When we are able to read the text of reality through our enemy’s eyes, it becomes more complex, more realistic, allowing us to recover the elements we suspended from our world picture. From that moment, reality is more than just a projection of our fears and desires and illusions: when we are capable of seeing the story of the Other through his eyes, we are in healthier and more valid contact with the facts. We then have a far greater chance to avoid making critical mistakes and perceiving events in a self-centered, clenched, and restricted way. And then, sometimes, we can also grasp — in a way we never previously allowed ourselves to — that this mythological, menacing, and demonic enemy is no more than an amalgamation of people who are as frightened, tormented, and despondent as we are. This comprehension, to me, is the essential beginning of any process of sobriety and reconciliation.
These are some of the counsels that literature can offer to politics and to those engaged in politics, and in fact to anyone coping with an arbitrary and violent reality.
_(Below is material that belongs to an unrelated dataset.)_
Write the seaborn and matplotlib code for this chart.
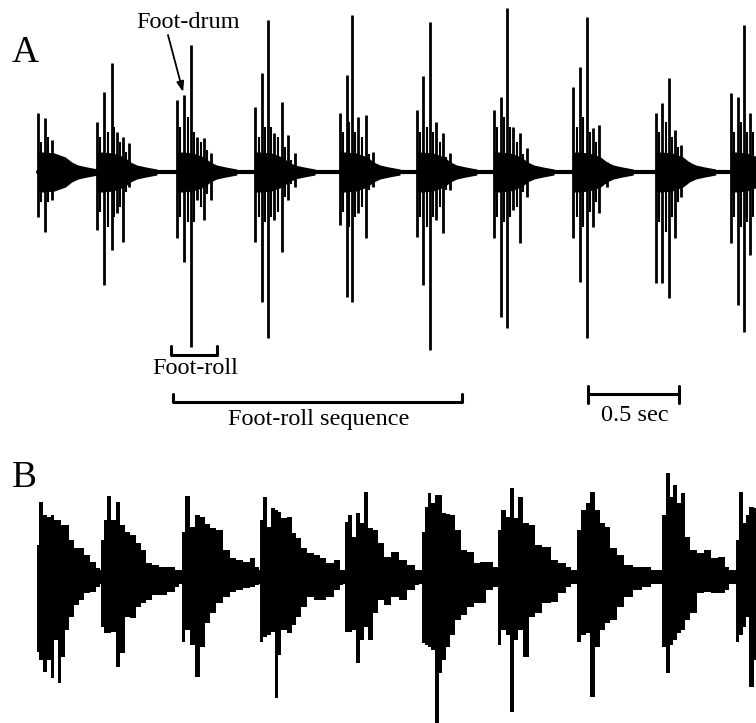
import numpy as np
import pandas as pd
import seaborn as sns
import matplotlib.pyplot as plt

sns.set_theme(style="white")
plt.rcParams['font.family'] = ['Liberation Serif', 'DejaVu Serif']

# ---------------- Panel A: foot-roll bursts ----------------
# burst onset (s); spikes inside a burst: offset (ms), upward / downward peak (a.u.)
a_onsets = [0.000, 0.323, 0.762, 1.192, 1.659, 2.081, 2.505, 2.941, 3.394, 3.806]
a_spike_ms = [
    [0, 38, 74],
    [0, 42, 82, 110, 146, 179],
    [0, 42, 77, 113, 150, 187],
    [0, 40, 73, 106, 147, 180, 220],
    [0, 37, 68, 100, 143, 180],
    [0, 36, 73, 106, 143, 183],
    [0, 37, 70, 106, 143, 180],
    [0, 37, 74, 107, 143, 183],
    [0, 36, 75, 106, 139, 185],
    [0, 38, 73, 106],
]
a_spike_up = [
    [0.59, 0.54, 0.32],
    [0.50, 0.80, 1.09, 0.40, 0.35, 0.29],
    [0.72, 0.77, 1.27, 0.35, 0.34, 0.19],
    [0.65, 0.99, 1.52, 0.39, 0.70, 0.37, 0.19],
    [0.59, 0.97, 1.57, 0.55, 0.57, 0.20],
    [0.62, 0.96, 1.50, 0.50, 0.39, 0.19],
    [0.62, 0.75, 1.64, 0.45, 0.39, 0.24],
    [0.85, 1.05, 1.55, 0.44, 0.47, 0.10],
    [0.59, 0.69, 0.94, 0.42, 0.27, 0.10],
    [0.79, 0.75, 1.47, 0.59],
]
a_spike_down = [
    [0.45, 0.60, 0.28],
    [0.58, 1.13, 0.78, 0.41, 0.70, 0.15],
    [0.66, 0.90, 1.75, 0.28, 0.48, 0.28],
    [0.70, 1.30, 1.66, 0.48, 0.80, 0.28, 0.15],
    [0.53, 1.25, 1.30, 0.41, 0.66, 0.15],
    [0.65, 1.13, 1.78, 0.48, 0.61, 0.18],
    [0.66, 1.45, 1.56, 0.38, 0.71, 0.25],
    [0.66, 1.10, 1.66, 0.55, 0.41, 0.15],
    [1.11, 1.11, 1.26, 0.66, 0.25, 0.08],
    [0.71, 1.33, 1.60, 0.83],
]
# smaller spikes between the main ones
a_sec_ms = [
    [18, 55, 92],
    [20, 62, 96, 128, 162],
    [20, 60, 95, 131, 168],
    [20, 57, 90, 126, 163, 200],
    [18, 52, 84, 121, 161],
    [18, 55, 90, 125, 163],
    [18, 53, 88, 125, 162],
    [18, 55, 90, 125, 163],
    [18, 55, 90, 122, 162],
    [18, 55, 90, 125],
]
a_sec_up = [
    [0.30, 0.35, 0.15],
    [0.35, 0.40, 0.45, 0.30, 0.20],
    [0.45, 0.55, 0.40, 0.30, 0.22],
    [0.35, 0.45, 0.45, 0.35, 0.25, 0.12],
    [0.40, 0.50, 0.40, 0.35, 0.18],
    [0.40, 0.45, 0.40, 0.30, 0.15],
    [0.45, 0.55, 0.45, 0.30, 0.18],
    [0.45, 0.55, 0.40, 0.30, 0.12],
    [0.40, 0.50, 0.35, 0.25, 0.12],
    [0.40, 0.50, 0.40, 0.40],
]
a_sec_down = [
    [0.30, 0.30, 0.15],
    [0.40, 0.55, 0.45, 0.35, 0.20],
    [0.45, 0.50, 0.50, 0.35, 0.22],
    [0.45, 0.50, 0.45, 0.40, 0.25, 0.12],
    [0.40, 0.55, 0.45, 0.35, 0.18],
    [0.45, 0.55, 0.45, 0.35, 0.18],
    [0.45, 0.50, 0.45, 0.35, 0.20],
    [0.45, 0.55, 0.40, 0.30, 0.12],
    [0.50, 0.60, 0.45, 0.30, 0.12],
    [0.45, 0.55, 0.50, 0.45],
]
# dense core of each burst (offset ms, half height a.u.)
a_core_ms = [0, 30, 90, 150, 185, 220, 270, 330]
a_core_half = [0.20, 0.20, 0.19, 0.15, 0.10, 0.07, 0.05, 0.03]

# ---------------- Panel B: envelope of each burst ----------------
b_onsets = [0.000, 0.352, 0.791, 1.220, 1.687, 2.110, 2.527, 2.962, 3.429, 3.830]
b_ms = [
    [0, 16, 38, 60, 77, 99, 115, 137, 159, 181, 209, 236, 269, 302, 335],
    [0, 22, 33, 60, 88, 110, 137, 170, 198, 225, 253, 291, 335, 379, 417],
    [5, 33, 60, 88, 115, 143, 170, 209, 247, 280, 318, 357, 390, 417],
    [5, 27, 44, 71, 88, 104, 126, 165, 181, 209, 236, 275, 313, 346, 384, 423, 450],
    [5, 27, 44, 71, 93, 115, 137, 165, 192, 231, 275, 318, 368, 401],
    [5, 27, 38, 60, 82, 99, 121, 143, 165, 198, 225, 264, 302, 335, 373, 412],
    [5, 33, 55, 77, 99, 126, 154, 187, 220, 269, 313, 351, 395],
    [5, 38, 55, 82, 110, 137, 165, 198, 236, 280, 329, 384, 428],
    [5, 33, 49, 71, 93, 110, 137, 170, 209, 253, 285, 329, 362],
    [11, 27, 55, 66, 88, 115],
]
b_up = [
    [0.32, 0.75, 0.62, 0.60, 0.62, 0.57, 0.57, 0.52, 0.52, 0.37, 0.29, 0.29, 0.22, 0.15, 0.09],
    [0.37, 0.57, 0.81, 0.57, 0.75, 0.52, 0.45, 0.42, 0.34, 0.27, 0.14, 0.12, 0.10, 0.10, 0.04],
    [0.45, 0.81, 0.50, 0.62, 0.60, 0.53, 0.49, 0.47, 0.27, 0.19, 0.17, 0.15, 0.19, 0.10],
    [0.57, 0.80, 0.50, 0.69, 0.67, 0.65, 0.59, 0.60, 0.44, 0.39, 0.29, 0.24, 0.22, 0.19, 0.14, 0.17, 0.07],
    [0.55, 0.62, 0.40, 0.64, 0.54, 0.85, 0.49, 0.47, 0.34, 0.20, 0.25, 0.17, 0.12, 0.07],
    [0.45, 0.70, 0.84, 0.74, 0.82, 0.82, 0.64, 0.63, 0.62, 0.47, 0.27, 0.25, 0.14, 0.15, 0.15, 0.10],
    [0.47, 0.67, 0.60, 0.89, 0.59, 0.80, 0.54, 0.52, 0.32, 0.30, 0.17, 0.14, 0.10],
    [0.47, 0.67, 0.74, 0.85, 0.67, 0.54, 0.50, 0.29, 0.22, 0.12, 0.10, 0.10, 0.07],
    [0.62, 1.04, 0.80, 0.92, 0.74, 0.84, 0.40, 0.27, 0.24, 0.27, 0.19, 0.20, 0.10],
    [0.37, 0.85, 0.54, 0.62, 0.70, 0.69],
]
b_down = [
    [0.75, 0.83, 0.95, 0.83, 1.01, 0.63, 1.06, 0.80, 0.53, 0.40, 0.28, 0.23, 0.16, 0.15, 0.10],
    [0.50, 0.56, 0.56, 0.55, 0.90, 0.76, 0.40, 0.41, 0.30, 0.26, 0.23, 0.18, 0.18, 0.15, 0.10],
    [0.65, 0.53, 0.68, 1.00, 0.70, 0.46, 0.36, 0.26, 0.20, 0.15, 0.13, 0.11, 0.10, 0.08],
    [0.65, 0.60, 0.58, 0.55, 1.21, 0.78, 0.53, 0.56, 0.48, 0.40, 0.30, 0.20, 0.23, 0.23, 0.20, 0.13, 0.08],
    [0.55, 0.55, 0.53, 0.86, 0.63, 0.50, 0.63, 0.36, 0.23, 0.28, 0.20, 0.23, 0.13, 0.08],
    [0.66, 0.68, 0.70, 0.73, 1.46, 0.96, 0.83, 0.70, 0.58, 0.43, 0.38, 0.30, 0.26, 0.26, 0.13, 0.10],
    [0.68, 0.53, 0.58, 1.35, 0.63, 0.53, 0.80, 0.40, 0.36, 0.26, 0.25, 0.16, 0.10],
    [0.65, 0.58, 0.56, 1.20, 0.70, 0.53, 0.46, 0.43, 0.30, 0.20, 0.13, 0.10, 0.06],
    [0.70, 0.96, 0.68, 0.63, 0.56, 0.53, 0.43, 0.36, 0.16, 0.15, 0.16, 0.16, 0.13],
    [0.65, 0.58, 0.50, 0.40, 1.10, 0.83],
]
b_noise = 0.07

T_END = 3.945
scale_bar_s = 0.5
FS = 17.5

fig = plt.figure(figsize=(7.56, 7.23), dpi=100)
axA = fig.add_axes([0, 0.3914, 1, 0.6086])
axB = fig.add_axes([0, 0, 1, 0.3914])
for ax in (axA, axB):
    ax.set_xlim(-0.209, T_END)
    ax.set_axis_off()
axA.set_ylim(-2.68, 1.72)
axB.set_ylim(-1.46, 1.37)

# --- panel A ---
def spike_table(onsets, ms_lists, up_lists, down_lists):
    return pd.DataFrame([
        {'t': on + ms / 1000, 'up': u, 'down': -d}
        for on, mss, ups, dns in zip(onsets, ms_lists, up_lists, down_lists)
        for ms, u, d in zip(mss, ups, dns)
    ])

spikes = spike_table(a_onsets, a_spike_ms, a_spike_up, a_spike_down)
small = spike_table(a_onsets, a_sec_ms, a_sec_up, a_sec_down)

sns.lineplot(x=[0, T_END], y=[0, 0], ax=axA, color='black', lw=3)
for on in a_onsets:
    t = on + np.array(a_core_ms) / 1000
    h = np.array(a_core_half)
    axA.fill_between(t, -h, h, color='black', lw=0)
axA.vlines(small['t'], small['down'], small['up'], color='black', lw=1.5)
axA.vlines(spikes['t'], spikes['down'], spikes['up'], color='black', lw=2.0)

# annotations
axA.text(0.827, 1.50, 'Foot-drum', ha='center', va='center', fontsize=FS, color='black')
axA.annotate('', xy=(0.797, 0.80), xytext=(0.714, 1.37),
             arrowprops=dict(arrowstyle='-|>,head_length=0.5,head_width=0.18',
                             color='black', lw=1.3, shrinkA=0, shrinkB=0))
axA.plot([0.731, 0.731, 0.984, 0.984], [-1.74, -1.83, -1.83, -1.74], color='black', lw=2.2)
axA.text(0.863, -1.96, 'Foot-roll', ha='center', va='center', fontsize=FS, color='black')
axA.plot([0.742, 0.742, 2.330, 2.330], [-2.22, -2.30, -2.30, -2.22], color='black', lw=2.2)
axA.text(1.544, -2.47, 'Foot-roll sequence', ha='center', va='center', fontsize=FS, color='black')
sb0 = 3.022
axA.plot([sb0, sb0 + scale_bar_s], [-2.22, -2.22], color='black', lw=2.2)
axA.plot([sb0, sb0], [-2.14, -2.31], color='black', lw=2.2)
axA.plot([sb0 + scale_bar_s, sb0 + scale_bar_s], [-2.14, -2.31], color='black', lw=2.2)
axA.text(sb0 + scale_bar_s / 2 + 0.008, -2.43, '0.5 sec', ha='center', va='center',
         fontsize=FS, color='black')
axA.text(0.033, 0.88, 'A', transform=axA.transAxes, ha='center', va='center',
         fontsize=27, color='black')

# --- panel B ---
axB.fill_between([0, T_END], -b_noise, b_noise, color='black', lw=0)
for on, mss, ups, dns in zip(b_onsets, b_ms, b_up, b_down):
    t = on + np.array(mss) / 1000
    up = np.array(ups)
    dn = -np.array(dns)
    axB.fill_between(t, dn, up, step='mid', color='black', lw=0)
    axB.vlines(t, dn, up, color='black', lw=1.4)
axB.text(0.032, 0.866, 'B', transform=axB.transAxes, ha='center', va='center',
         fontsize=27, color='black')

fig.savefig('out.png', dpi=100, facecolor='white')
The advice may sound weak and out of touch today, against the clamor of war that surrounds us, but the principles are valid for novel-writing, for interpersonal relationships, and for delineating policies — of peace or of war.
This approach to ourselves, to the enemy, to the entire conflict, and to our lives within it, an approach I have broadly termed “the literary approach,” is to me, more than anything, an act of redefining ourselves as human beings in a situation whose essence and methodology consist entirely of dehumanization. It can once again remind us of everything we hold dear that is now in danger, and it can restore something of the humanity that was swiftly and violently robbed from us, in a process whose severity we were not always aware of. Insisting on such an approach can also, slowly but surely, put us on the road to sincere dialogue with our enemies, a dialogue that will lead, one hopes, to reconciliation and peace.
January 2006
“Our personal happiness or unhappiness, our ‘terrestrial’ condition, is of great importance for the things we write,” says Natalia Ginzburg in It’s Hard to Talk About Yourself , in a chapter in which she discusses her life and writing after a deep personal tragedy.
It is hard to talk about yourself, and so before I reflect on my writing experience now, at this time in my life, let me say a few words about the effects of a trauma, a disaster situation, on a society and on a nation as a whole.
The words of the mouse from Kafka’s short story “A Little Fable” come to mind. As the trap closes in on the mouse and the cat prowls beyond, he says, “Alas, the world is growing smaller every day.” After many years of living in an extreme and violent state of political, military, and religious conflict, I am sad to report that Kafka’s mouse was right: the world is indeed growing smaller, growing narrower, every day. I can also tell you about the void that slowly emerges between the individual and the violent, chaotic state that encompasses practically every aspect of his life.